• _OBJECTIVE_
The listing below holds pictures; exclude them. Return exactly the lines from the one with "Write a Python" through the one with "plt.rcParams['font.family'] = ['Liberation".

-------- SUPPLIED DATA

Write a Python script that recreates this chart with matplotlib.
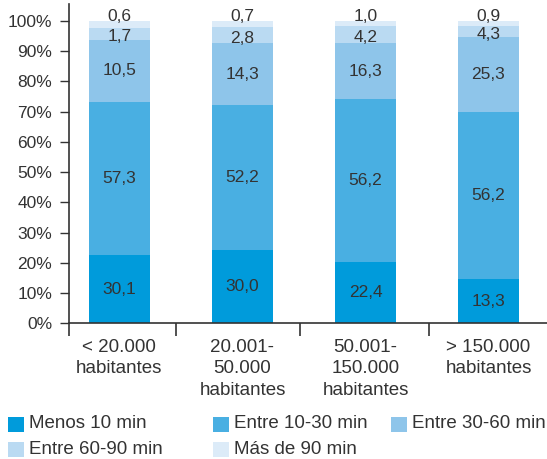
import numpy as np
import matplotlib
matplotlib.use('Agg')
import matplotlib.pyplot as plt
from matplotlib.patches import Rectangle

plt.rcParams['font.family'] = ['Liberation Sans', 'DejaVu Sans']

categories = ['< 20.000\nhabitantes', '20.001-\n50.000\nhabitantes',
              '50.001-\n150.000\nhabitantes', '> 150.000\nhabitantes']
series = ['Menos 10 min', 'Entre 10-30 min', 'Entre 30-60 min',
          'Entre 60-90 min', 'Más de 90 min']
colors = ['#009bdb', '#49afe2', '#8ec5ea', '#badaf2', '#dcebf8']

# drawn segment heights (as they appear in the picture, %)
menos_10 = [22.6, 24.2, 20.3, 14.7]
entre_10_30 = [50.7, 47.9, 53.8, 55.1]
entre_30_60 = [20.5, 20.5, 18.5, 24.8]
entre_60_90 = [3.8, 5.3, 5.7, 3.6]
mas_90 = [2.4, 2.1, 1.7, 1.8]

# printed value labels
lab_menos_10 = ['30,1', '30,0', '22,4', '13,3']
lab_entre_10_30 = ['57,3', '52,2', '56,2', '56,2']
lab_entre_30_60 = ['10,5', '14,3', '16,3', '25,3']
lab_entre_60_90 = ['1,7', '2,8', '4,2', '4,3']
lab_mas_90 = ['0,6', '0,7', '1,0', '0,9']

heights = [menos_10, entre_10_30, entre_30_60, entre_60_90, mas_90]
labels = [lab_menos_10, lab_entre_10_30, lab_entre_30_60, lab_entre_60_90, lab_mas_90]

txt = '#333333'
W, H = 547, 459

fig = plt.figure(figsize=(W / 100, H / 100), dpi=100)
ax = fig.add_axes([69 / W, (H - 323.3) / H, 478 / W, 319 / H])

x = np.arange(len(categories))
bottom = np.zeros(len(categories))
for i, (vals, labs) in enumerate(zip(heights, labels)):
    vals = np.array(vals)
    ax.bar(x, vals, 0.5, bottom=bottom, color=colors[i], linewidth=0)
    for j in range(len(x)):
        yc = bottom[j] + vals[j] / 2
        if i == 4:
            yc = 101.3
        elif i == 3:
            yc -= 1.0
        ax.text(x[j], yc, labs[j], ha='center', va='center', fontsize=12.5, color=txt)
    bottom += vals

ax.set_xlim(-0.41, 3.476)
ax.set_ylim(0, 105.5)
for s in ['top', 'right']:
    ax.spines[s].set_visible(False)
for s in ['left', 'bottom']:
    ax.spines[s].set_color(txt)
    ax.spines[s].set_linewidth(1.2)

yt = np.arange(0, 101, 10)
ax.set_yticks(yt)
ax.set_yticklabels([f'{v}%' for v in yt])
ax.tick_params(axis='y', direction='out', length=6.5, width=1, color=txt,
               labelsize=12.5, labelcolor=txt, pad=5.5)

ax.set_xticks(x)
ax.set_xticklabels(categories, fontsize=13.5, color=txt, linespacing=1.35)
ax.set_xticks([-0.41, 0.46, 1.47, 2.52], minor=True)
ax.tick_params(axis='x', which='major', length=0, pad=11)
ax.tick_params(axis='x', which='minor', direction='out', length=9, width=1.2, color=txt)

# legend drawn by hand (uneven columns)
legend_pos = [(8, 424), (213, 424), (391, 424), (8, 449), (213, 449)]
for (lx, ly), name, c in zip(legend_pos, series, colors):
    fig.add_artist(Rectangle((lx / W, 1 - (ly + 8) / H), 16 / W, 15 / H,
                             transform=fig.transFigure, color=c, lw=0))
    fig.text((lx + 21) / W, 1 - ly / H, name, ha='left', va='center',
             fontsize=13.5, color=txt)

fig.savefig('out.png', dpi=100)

----------------
-------- SUPPLIED DATA

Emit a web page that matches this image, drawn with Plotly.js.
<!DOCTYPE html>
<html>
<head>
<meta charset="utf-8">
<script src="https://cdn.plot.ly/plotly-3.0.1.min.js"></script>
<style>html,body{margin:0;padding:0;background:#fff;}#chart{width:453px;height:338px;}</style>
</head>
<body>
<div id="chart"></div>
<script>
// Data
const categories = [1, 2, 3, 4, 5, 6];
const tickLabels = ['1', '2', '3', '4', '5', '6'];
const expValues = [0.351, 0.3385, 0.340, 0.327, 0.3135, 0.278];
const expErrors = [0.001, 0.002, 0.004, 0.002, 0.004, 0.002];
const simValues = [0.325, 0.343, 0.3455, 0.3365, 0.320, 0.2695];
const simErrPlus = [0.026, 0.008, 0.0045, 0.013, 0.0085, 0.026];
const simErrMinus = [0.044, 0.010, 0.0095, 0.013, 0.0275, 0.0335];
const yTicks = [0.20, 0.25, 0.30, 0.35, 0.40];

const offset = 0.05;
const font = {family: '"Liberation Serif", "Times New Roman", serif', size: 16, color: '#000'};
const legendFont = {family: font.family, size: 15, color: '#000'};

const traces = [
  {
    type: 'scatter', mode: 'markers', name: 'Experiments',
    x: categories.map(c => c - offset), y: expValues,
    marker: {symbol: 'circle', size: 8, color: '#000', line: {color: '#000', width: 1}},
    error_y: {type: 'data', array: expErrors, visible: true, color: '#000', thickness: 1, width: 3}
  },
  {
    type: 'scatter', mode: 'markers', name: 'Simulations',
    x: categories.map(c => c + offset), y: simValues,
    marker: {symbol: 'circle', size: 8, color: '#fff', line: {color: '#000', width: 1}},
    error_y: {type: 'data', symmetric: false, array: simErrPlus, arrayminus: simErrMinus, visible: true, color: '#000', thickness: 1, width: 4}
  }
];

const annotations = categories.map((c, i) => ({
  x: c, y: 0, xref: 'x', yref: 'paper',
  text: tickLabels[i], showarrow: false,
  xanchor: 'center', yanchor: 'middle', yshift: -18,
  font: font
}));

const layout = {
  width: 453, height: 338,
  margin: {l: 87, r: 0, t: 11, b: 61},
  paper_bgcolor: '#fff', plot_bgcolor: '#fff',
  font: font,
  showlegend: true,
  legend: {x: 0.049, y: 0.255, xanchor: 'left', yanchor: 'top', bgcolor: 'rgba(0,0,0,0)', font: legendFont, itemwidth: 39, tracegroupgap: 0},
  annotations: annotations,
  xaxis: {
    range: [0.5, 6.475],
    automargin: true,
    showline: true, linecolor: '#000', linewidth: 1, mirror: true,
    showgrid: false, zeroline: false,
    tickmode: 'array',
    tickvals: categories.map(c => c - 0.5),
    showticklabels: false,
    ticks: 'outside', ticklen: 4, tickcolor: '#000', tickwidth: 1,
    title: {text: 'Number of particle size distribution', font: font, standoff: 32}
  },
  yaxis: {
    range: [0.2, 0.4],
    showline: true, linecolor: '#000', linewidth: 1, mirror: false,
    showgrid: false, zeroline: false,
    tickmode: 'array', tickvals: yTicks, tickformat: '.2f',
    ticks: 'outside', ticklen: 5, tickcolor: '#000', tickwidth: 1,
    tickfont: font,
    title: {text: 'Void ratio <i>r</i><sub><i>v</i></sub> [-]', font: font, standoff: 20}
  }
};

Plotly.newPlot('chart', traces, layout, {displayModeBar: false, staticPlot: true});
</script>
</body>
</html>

----------------

• _COMPLETE RESPONSE_
Write a Python script that recreates this chart with matplotlib.
import numpy as np
import matplotlib
matplotlib.use('Agg')
import matplotlib.pyplot as plt
from matplotlib.patches import Rectangle

plt.rcParams['font.family'] = ['Liberation Sans', 'DejaVu Sans']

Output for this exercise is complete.